• Stated problem
Please write out the lines of the data exactly, beginning with the first and ending with the line containing "(0,0) rectangle (957,502);"; leave the pictures behind.
** START OF Provided data **
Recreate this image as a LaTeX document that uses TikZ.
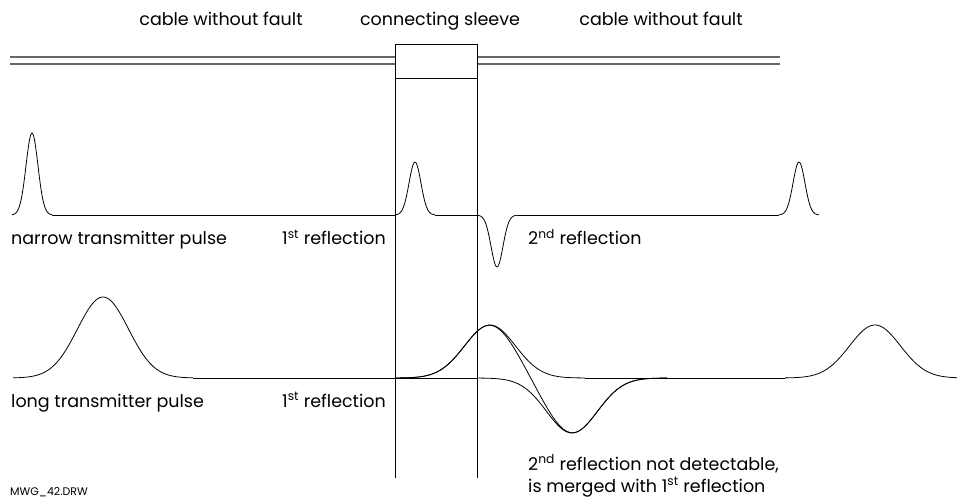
\documentclass[tikz,border=0pt]{standalone}
\usepackage{fontspec}
\setmainfont{Poppins}
\usepackage{tikz}

\begin{document}
\begin{tikzpicture}[x=1pt,y=-1pt,
  wave/.style={line width=0.8pt,smooth},
  cable/.style={line width=1.2pt,black!60},
  sleeve/.style={line width=0.8pt},
  txt/.style={anchor=base west,inner sep=0pt,font=\fontsize{17.5}{20}\selectfont},
  head/.style={anchor=base,inner sep=0pt,font=\fontsize{17.5}{20}\selectfont}]
\useasboundingbox (0,0) rectangle (957,502);

% cable with sleeve
\draw[cable] (10,57) -- (395,57);
\draw[cable] (10,64) -- (395,64);
\draw[cable] (477,57) -- (780,57);
\draw[cable] (477,64) -- (780,64);
\draw[sleeve] (395,478) -- (395,44) -- (477,44) -- (477,478);
\draw[sleeve] (395,78) -- (477,78);

\node[head] (cableL) at (221,26) {cable without fault};
\node[head] (sleeve) at (440,26) {connecting sleeve};
\node[head] (cableR) at (661,26) {cable without fault};

% narrow pulse
\draw[wave,domain=12:52,samples=41,variable=\x] plot ({\x},{215-82*exp(0-((\x-32)/8.4)^2)});
\draw[wave] (52,215) -- (395,215);
\draw[wave,domain=395:435,samples=41,variable=\x] plot ({\x},{215-53*exp(0-((\x-415)/8.4)^2)});
\draw[wave] (435,215) -- (477,215);
\draw[wave,domain=477:517,samples=41,variable=\x] plot ({\x},{215+52*exp(0-((\x-497)/8.4)^2)});
\draw[wave] (517,215) -- (779,215);
\draw[wave,domain=779:819,samples=41,variable=\x] plot ({\x},{215-53*exp(0-((\x-799)/8.4)^2)});

\node[txt] (narrow) at (11,245) {narrow transmitter pulse};
\node[txt] (refA) at (282,245) {1\textsuperscript{st} reflection};
\node[txt] (refB) at (528,245) {2\textsuperscript{nd} reflection};

% long pulse
\draw[wave,domain=13:193,samples=91,variable=\x] plot ({\x},{378-81*exp(0-((\x-103)/36)^2)});
\draw[wave] (193,378) -- (477,378);
\draw[wave,domain=395:585,samples=96,variable=\x] plot ({\x},{378-53*exp(0-((\x-490)/36)^2)});
\draw[wave,domain=477:667,samples=96,variable=\x] plot ({\x},{378+55*exp(0-((\x-572)/36)^2)});
\draw[wave,domain=395:667,samples=137,variable=\x] plot ({\x},{378-53*exp(0-((\x-490)/36)^2)+55*exp(0-((\x-572)/36)^2)});
\draw[wave] (585,378) -- (785,378);
\draw[wave,domain=785:957,samples=87,variable=\x] plot ({\x},{378-53*exp(0-((\x-875)/36)^2)});

\node[txt] (long) at (11,407) {long transmitter pulse};
\node[txt] (refC) at (282,407) {1\textsuperscript{st} reflection};
\node[txt] (merge1) at (528,470) {2\textsuperscript{nd} reflection not detectable,};
\node[txt] (merge2) at (528,492) {is merged with 1\textsuperscript{st} reflection};

\node[txt,font=\fontsize{11}{13}\selectfont] (drw) at (10,495) {MWG\_42.DRW};

\end{tikzpicture}
\end{document}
** END OF Provided data **
• Response to this exercise
Recreate this image as a LaTeX document that uses TikZ.
\documentclass[tikz,border=0pt]{standalone}
\usepackage{fontspec}
\setmainfont{Poppins}
\usepackage{tikz}

\begin{document}
\begin{tikzpicture}[x=1pt,y=-1pt,
  wave/.style={line width=0.8pt,smooth},
  cable/.style={line width=1.2pt,black!60},
  sleeve/.style={line width=0.8pt},
  txt/.style={anchor=base west,inner sep=0pt,font=\fontsize{17.5}{20}\selectfont},
  head/.style={anchor=base,inner sep=0pt,font=\fontsize{17.5}{20}\selectfont}]
\useasboundingbox (0,0) rectangle (957,502);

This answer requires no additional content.